Who makes me feel sorry for others, like I have to save them?
Who makes me feel stuck, as if I have no options left?
Who creates the idea that I am entangled and must free myself?
If I truly wanted to leave, I always could.
The only thing holding me back —
was my own idea of boundary,
or unseen need to feel held.
So I return — not to the same place, but to the same truth:
that what I was trying to escape was never just outside of me.
It lived within me.
Shaping my reflexes, my fears, needs, and desires — the very sense of who I thought I was.
At first, leaving was necessary.
I had to step away to feel myself again.
To find my balance and heal.
To reclaim the parts of myself that had been swallowed by the world I grew up in.
But the deeper I went, the clearer it became:
Leaving was only the beginning.
I can leave my house.
I can leave my family.
I can leave my country.
But I can never leave my nervous system.
I carry the old world inside my body until I learn to rebuild it from within.
This is the second step:
Realizing that leaving things behind was never freedom.
Awareness is.
The real way out is not escaping the story —
it’s turning inward, to the part of me that can finally hold it,
Both sides
the contradictions that make me whole.
When I no longer need me and others to change,
when I stop waiting for an apology that will never come and acknowledge myself,
when I stop trying to prove that I am different from those that hurt me —
that’s when freedom begins.
Not because the past disappears,
but because it no longer defines me.
It turns into compost — fertile, alive — mere food for transformation.
And that what once hurt me becomes something that feeds my growth.
A mere reminder to come back to awareness.
Freedom is not detachment; it’s the inclusion of everything without feeling overwhelmed.
It’s being able to stand in the same environment that once broke me — remaining open.
It’s seeing pain, fear, anger, and ignorance and realizing they are part of being human — not a personal curse.
It’s responding from calm presence instead of reacting from old wounds.
I can see my mother’s need to control as her fear of being abandoned;
I can see my father’s absence as his fear of being trapped;
And instead of defending or feeling sad for myself,
I can meet both of those tendencies with compassion also in me.

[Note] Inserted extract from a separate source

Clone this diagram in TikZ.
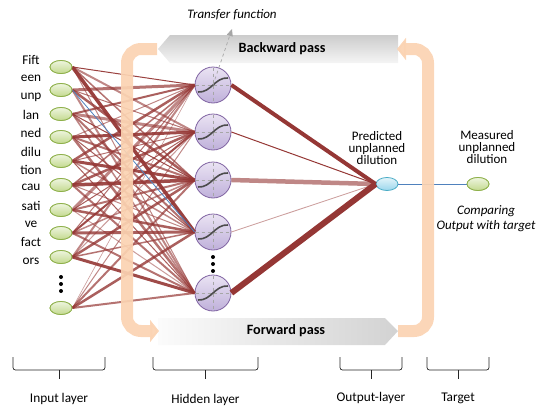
\documentclass[tikz,border=0pt]{standalone}
\usepackage{fontspec}
\setmainfont{Carlito}
\usetikzlibrary{shapes.geometric,arrows.meta}
\definecolor{conn}{HTML}{953735}
\definecolor{inlight}{HTML}{EEF5DE}
\definecolor{indark}{HTML}{C3D98F}
\definecolor{inborder}{HTML}{8EB04A}
\definecolor{hidlight}{HTML}{EAE3F3}
\definecolor{hiddark}{HTML}{BFB0DA}
\definecolor{hidborder}{HTML}{8064A2}
\definecolor{outlight}{HTML}{E3F4FA}
\definecolor{outdark}{HTML}{9AD6EC}
\definecolor{outborder}{HTML}{4BACC6}
\definecolor{bluel}{HTML}{4F81BD}
\definecolor{peach}{HTML}{FBD3B2}
\tikzset{
  innode/.style={ellipse, minimum width=22pt, minimum height=13pt, inner sep=0pt, draw=inborder, line width=0.8pt, top color=inlight, bottom color=indark},
  hidnode/.style={circle, minimum size=36pt, inner sep=0pt, draw=hidborder, line width=0.8pt, top color=hidlight, bottom color=hiddark},
  outnode/.style={ellipse, minimum width=22pt, minimum height=13pt, inner sep=0pt, draw=outborder, line width=0.8pt, top color=outlight, bottom color=outdark},
  wlabel/.style={font=\fontsize{13.3}{15}\selectfont, inner sep=0pt},
  banner/.style={font=\fontsize{14.2}{16}\selectfont\bfseries, inner sep=0pt},
  bracket/.style={draw=black!85, line width=0.7pt, rounded corners=2.5pt},
  bar/.style={draw=peach, line width=12pt, rounded corners=14pt, opacity=0.92},
  dotmark/.style={circle, fill=black, inner sep=0pt, minimum size=4pt},
}
\begin{document}
\begin{tikzpicture}[x=1pt,y=-1pt]
\useasboundingbox (0,0) rectangle (544,407);
% input nodes
\foreach \n/\y in {1/67,2/90,3/114,4/137,5/161,6/185,7/210,8/233,9/257,10/308}
  \node[innode] (in\n) at (61,\y) {};
% hidden nodes
\foreach \n/\y in {1/85,2/132,3/180,4/232,5/293}
  \node[hidnode] (h\n) at (213,\y) {};
\node[outnode] (out) at (387,184) {};
\node[innode] (tgt) at (478,184) {};
% connections input -> hidden
\begin{scope}
\foreach \i/\j/\w/\o in {
 1/1/1/0.95, 1/2/2/0.6, 1/3/1.5/0.7, 1/4/3.5/0.95, 1/5/1/0.6,
 2/1/3/0.7, 2/2/1/0.7, 2/3/2.5/0.8, 2/5/2/0.6,
 3/1/2/0.8, 3/2/3/0.6, 3/3/1/0.9, 3/4/2/0.7, 3/5/1.5/0.6,
 4/1/1/0.6, 4/2/3/0.9, 4/3/2/0.7, 4/4/1/0.8, 4/5/2.5/0.7,
 5/1/2.5/0.8, 5/2/1/0.7, 5/3/3/0.9, 5/4/1.5/0.6, 5/5/1/0.8,
 6/1/1.5/0.7, 6/2/2.5/0.8, 6/3/3.5/0.9, 6/4/1/0.6, 6/5/2/0.7,
 7/1/3/0.6, 7/2/1/0.8, 7/3/2/0.7, 7/4/2.5/0.8, 7/5/1/0.5,
 8/1/1/0.7, 8/2/2/0.9, 8/3/1.5/0.6, 8/4/3/0.8, 8/5/2/0.7,
 9/1/2/0.6, 9/2/1/0.5, 9/3/2.5/0.8, 9/4/1.5/0.7, 9/5/3/0.9,
 10/1/0.6/0.5, 10/2/1/0.6, 10/3/2/0.7, 10/4/2.5/0.8, 10/5/2/0.7}
  \draw[conn, line width=\w pt, opacity=\o] (in\i.east) -- (h\j.west);
\draw[bluel, line width=0.8pt] (in2.east) -- (h4.west);
\end{scope}
% hidden -> output
\foreach \j/\w/\o in {1/4/1, 2/1/1, 3/4.5/0.6, 4/0.8/0.5, 5/6/1}
  \draw[conn, line width=\w pt, opacity=\o] (h\j.east) -- (out.west);
\draw[bluel, line width=0.8pt] (out.east) -- (tgt.west);
% banners
\shade[top color=gray!40, bottom color=gray!8]
  (398,35) -- (170,35) -- (158,49) -- (170,63) -- (398,63) -- cycle;
\shade[left color=gray!3, right color=gray!35]
  (158,318) -- (385,318) -- (398,331) -- (385,345) -- (158,345) -- cycle;
\node[banner] (bw) at (282,49) {Backward pass};
\node[banner] (fw) at (286,331) {Forward pass};
% orange bars
\coordinate (l0) at (157,49);
\coordinate (l1) at (127,49);
\coordinate (l2) at (127,331);
\coordinate (l3) at (159,331);
\coordinate (r0) at (398,331);
\coordinate (r1) at (428,331);
\coordinate (r2) at (428,49);
\coordinate (r3) at (397,49);
\draw[bar, -{Triangle[width=22pt,length=9pt]}] (l0) -- (l1) -- (l2) -- (l3);
\draw[bar, -{Triangle[width=22pt,length=9pt]}] (r0) -- (r1) -- (r2) -- (r3);
% redraw nodes on top
\foreach \n/\y in {1/67,2/90,3/114,4/137,5/161,6/185,7/210,8/233,9/257,10/308}
  \node[innode] at (61,\y) {};
\node[innode] at (478,184) {};
% hidden neuron decoration
\foreach \n in {1,...,5}{
  \draw[gray!70, dashed, line width=0.4pt] ([xshift=1pt]h\n.west) -- ([xshift=-1pt]h\n.east);
  \draw[gray!70, dashed, line width=0.4pt] ([yshift=-1pt]h\n.north) -- ([yshift=1pt]h\n.south);
  \draw[black!70, line width=1.6pt] ([shift={(-15,7)}]h\n.center) .. controls ([shift={(-2,8)}]h\n.center) and ([shift={(2,-8)}]h\n.center) .. ([shift={(15,-7)}]h\n.center);
}
% dots
\foreach \y [count=\k] in {277,284,291} \node[dotmark] (id\k) at (61,\y) {};
\foreach \y [count=\k] in {257,264,271} \node[dotmark] (hd\k) at (213,\y) {};
% transfer function
\coordinate (tf) at (232,29);
\node[wlabel, font=\fontsize{13}{15}\selectfont\itshape] (tft) at (232,15) {Transfer function};
\draw[gray!70, dashed, line width=0.7pt, -{Triangle[width=6pt,length=7pt]}] (h1.center) -- (tf);
% input labels
\foreach \t/\y in {Fift/60,een/78,unp/97,lan/115,ned/133,dilu/152,tion/170,cau/187,sati/206,ve/224,fact/242,ors/261}
  \node[wlabel] at (31,\y) {\t};
% output labels
\node[wlabel, align=center, font=\fontsize{13}{11.8}\selectfont] (pl) at (377,148) {Predicted\\unplanned\\dilution};
\node[wlabel, align=center, font=\fontsize{13}{11.8}\selectfont] (ml) at (487,147) {Measured\\unplanned\\dilution};
\node[wlabel, align=center, font=\fontsize{13}{15}\selectfont\itshape] (cmp) at (486,219) {Comparing\\Output with target};
% brackets
\foreach \a/\b/\nm/\t/\ly in {13/105/il/Input layer/399, 153/258/hl/Hidden layer/400, 340/402/ol/Output-layer/398, 427/489/tl/Target/398}{
  \draw[bracket] (\a,357) -- (\a,370) -- (\b,370) -- (\b,357);
  \draw[bracket] ({(\a+\b)/2},370) -- ({(\a+\b)/2},379);
  \node[wlabel] (\nm) at ({(\a+\b)/2},\ly) {\t};
}
\end{tikzpicture}
\end{document}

This is what integration feel like to me:
The world I left is no longer.
There is nothing that needs to be fixed.
People are by nature imperfect and contradictory.
All it needs is to be seen and accepted.
And in that acceptance, everything can breathe again.
I realize the wound never needed to be repaired — it only needed to be felt.
The fire I thought would destroy me becomes the very warmth that carries me through life.
The water in which I drowned becomes a boundless sea of clarity of which I am.a part of.
And what once felt like exile reveals itself as necessary initiation.
I can stand in the midst of the chaos, untouched by it —
because I’ve learned to translate its language,
to trace it’s patterns back to something simple and pure.
I don’t need to label it anymore to feel safe.
It’s the purity of consciousness — untainted, and infinite.
the lotus rising from the mud that never was stained by it.
And I can feel it in every bone: there is no way out.
Only a way in — deeper, wider, gentler — until “in” and “out” lose all their meaning.
You have finally come home to yourself.
A home you carry with you, wherever you are.